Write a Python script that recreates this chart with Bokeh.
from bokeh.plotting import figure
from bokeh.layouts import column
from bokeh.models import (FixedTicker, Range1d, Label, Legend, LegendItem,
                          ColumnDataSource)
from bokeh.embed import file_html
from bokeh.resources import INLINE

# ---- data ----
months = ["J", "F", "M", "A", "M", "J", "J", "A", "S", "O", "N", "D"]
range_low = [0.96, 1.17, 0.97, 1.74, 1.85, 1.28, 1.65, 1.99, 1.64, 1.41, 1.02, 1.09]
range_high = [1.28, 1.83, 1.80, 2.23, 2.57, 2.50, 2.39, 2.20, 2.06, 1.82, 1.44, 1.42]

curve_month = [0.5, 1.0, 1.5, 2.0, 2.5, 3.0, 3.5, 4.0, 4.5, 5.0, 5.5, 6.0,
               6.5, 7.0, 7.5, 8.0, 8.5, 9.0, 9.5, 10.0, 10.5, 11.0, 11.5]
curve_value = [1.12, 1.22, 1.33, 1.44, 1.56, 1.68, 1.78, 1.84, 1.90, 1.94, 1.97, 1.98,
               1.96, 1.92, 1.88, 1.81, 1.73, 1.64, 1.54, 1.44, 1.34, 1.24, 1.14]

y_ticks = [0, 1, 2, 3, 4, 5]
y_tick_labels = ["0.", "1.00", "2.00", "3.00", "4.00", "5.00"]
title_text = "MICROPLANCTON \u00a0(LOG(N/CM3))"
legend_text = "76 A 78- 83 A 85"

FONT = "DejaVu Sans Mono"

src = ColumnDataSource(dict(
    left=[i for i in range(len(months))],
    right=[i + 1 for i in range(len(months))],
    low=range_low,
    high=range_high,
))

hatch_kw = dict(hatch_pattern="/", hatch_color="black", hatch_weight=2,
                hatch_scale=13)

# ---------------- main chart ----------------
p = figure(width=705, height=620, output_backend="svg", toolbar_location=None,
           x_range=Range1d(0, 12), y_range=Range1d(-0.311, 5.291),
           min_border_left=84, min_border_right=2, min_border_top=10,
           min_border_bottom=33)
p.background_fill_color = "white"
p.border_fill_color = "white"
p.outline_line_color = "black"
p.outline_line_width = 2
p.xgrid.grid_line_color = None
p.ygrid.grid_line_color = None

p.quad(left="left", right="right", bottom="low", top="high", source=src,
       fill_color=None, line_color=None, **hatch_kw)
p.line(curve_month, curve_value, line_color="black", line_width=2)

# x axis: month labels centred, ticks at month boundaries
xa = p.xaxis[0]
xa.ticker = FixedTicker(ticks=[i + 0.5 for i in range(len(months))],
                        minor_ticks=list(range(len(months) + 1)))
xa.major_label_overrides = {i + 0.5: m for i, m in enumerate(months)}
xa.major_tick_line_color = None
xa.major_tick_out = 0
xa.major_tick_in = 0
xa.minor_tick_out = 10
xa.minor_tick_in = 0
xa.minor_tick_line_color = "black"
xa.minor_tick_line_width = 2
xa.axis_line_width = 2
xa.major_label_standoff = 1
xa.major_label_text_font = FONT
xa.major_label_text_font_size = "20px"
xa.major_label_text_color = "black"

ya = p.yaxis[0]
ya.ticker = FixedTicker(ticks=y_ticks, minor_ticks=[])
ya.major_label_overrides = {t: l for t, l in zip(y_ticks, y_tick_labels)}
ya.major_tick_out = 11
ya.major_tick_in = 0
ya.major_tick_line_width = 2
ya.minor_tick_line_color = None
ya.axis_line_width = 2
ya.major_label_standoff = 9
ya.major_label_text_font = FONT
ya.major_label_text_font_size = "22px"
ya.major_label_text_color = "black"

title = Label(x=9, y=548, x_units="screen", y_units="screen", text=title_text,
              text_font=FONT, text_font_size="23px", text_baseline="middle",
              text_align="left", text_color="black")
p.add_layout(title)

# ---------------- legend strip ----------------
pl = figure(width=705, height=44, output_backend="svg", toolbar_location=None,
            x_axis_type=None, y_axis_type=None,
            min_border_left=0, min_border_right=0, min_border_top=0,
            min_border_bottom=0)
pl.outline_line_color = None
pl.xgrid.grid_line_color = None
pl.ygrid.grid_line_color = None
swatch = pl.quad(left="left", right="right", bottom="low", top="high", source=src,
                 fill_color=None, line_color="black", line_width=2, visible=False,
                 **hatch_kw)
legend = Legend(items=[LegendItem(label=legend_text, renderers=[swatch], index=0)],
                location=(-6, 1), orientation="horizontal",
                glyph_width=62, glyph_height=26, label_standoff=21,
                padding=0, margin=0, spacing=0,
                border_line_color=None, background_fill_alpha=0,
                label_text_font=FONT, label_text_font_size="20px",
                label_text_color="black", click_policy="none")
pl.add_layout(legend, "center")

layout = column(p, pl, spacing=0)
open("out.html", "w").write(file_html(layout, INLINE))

==

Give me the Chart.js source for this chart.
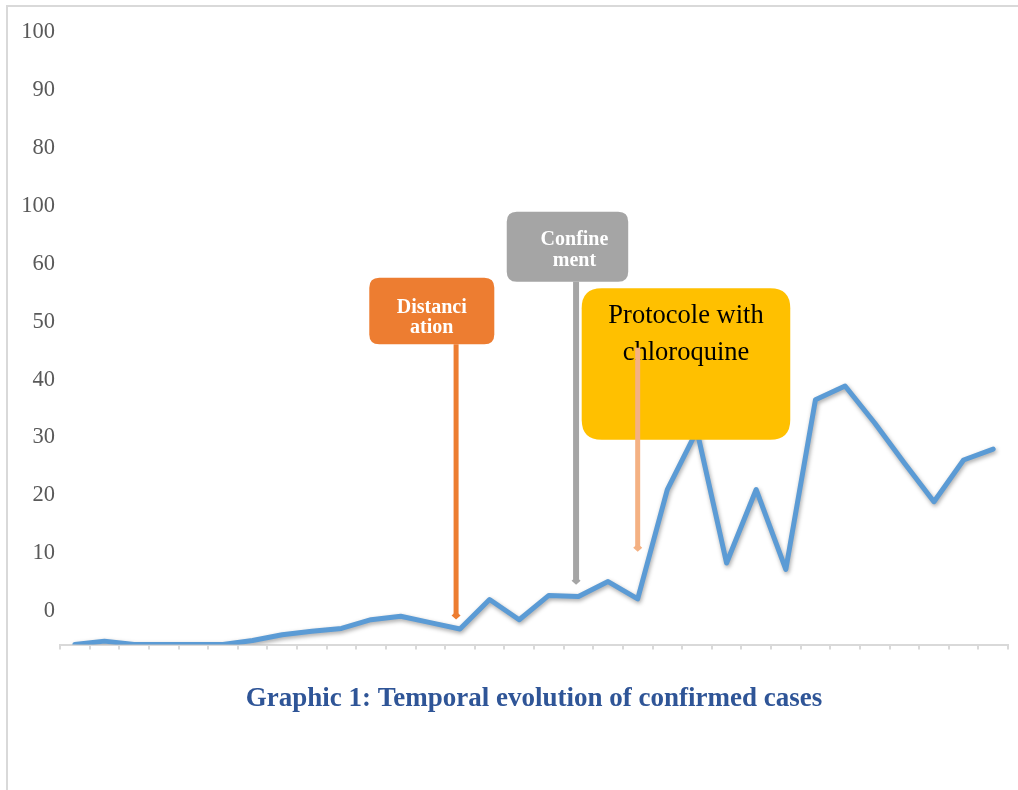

WRITTEN REQUEST - Starting at the line that holds "Write a Python", copy each line exactly and stop after the line that holds "1.82, 1.44, 1.42]".

THE COMPLETED TASK -
Write a Python script that recreates this chart with Bokeh.
from bokeh.plotting import figure
from bokeh.layouts import column
from bokeh.models import (FixedTicker, Range1d, Label, Legend, LegendItem,
                          ColumnDataSource)
from bokeh.embed import file_html
from bokeh.resources import INLINE

# ---- data ----
months = ["J", "F", "M", "A", "M", "J", "J", "A", "S", "O", "N", "D"]
range_low = [0.96, 1.17, 0.97, 1.74, 1.85, 1.28, 1.65, 1.99, 1.64, 1.41, 1.02, 1.09]
range_high = [1.28, 1.83, 1.80, 2.23, 2.57, 2.50, 2.39, 2.20, 2.06, 1.82, 1.44, 1.42]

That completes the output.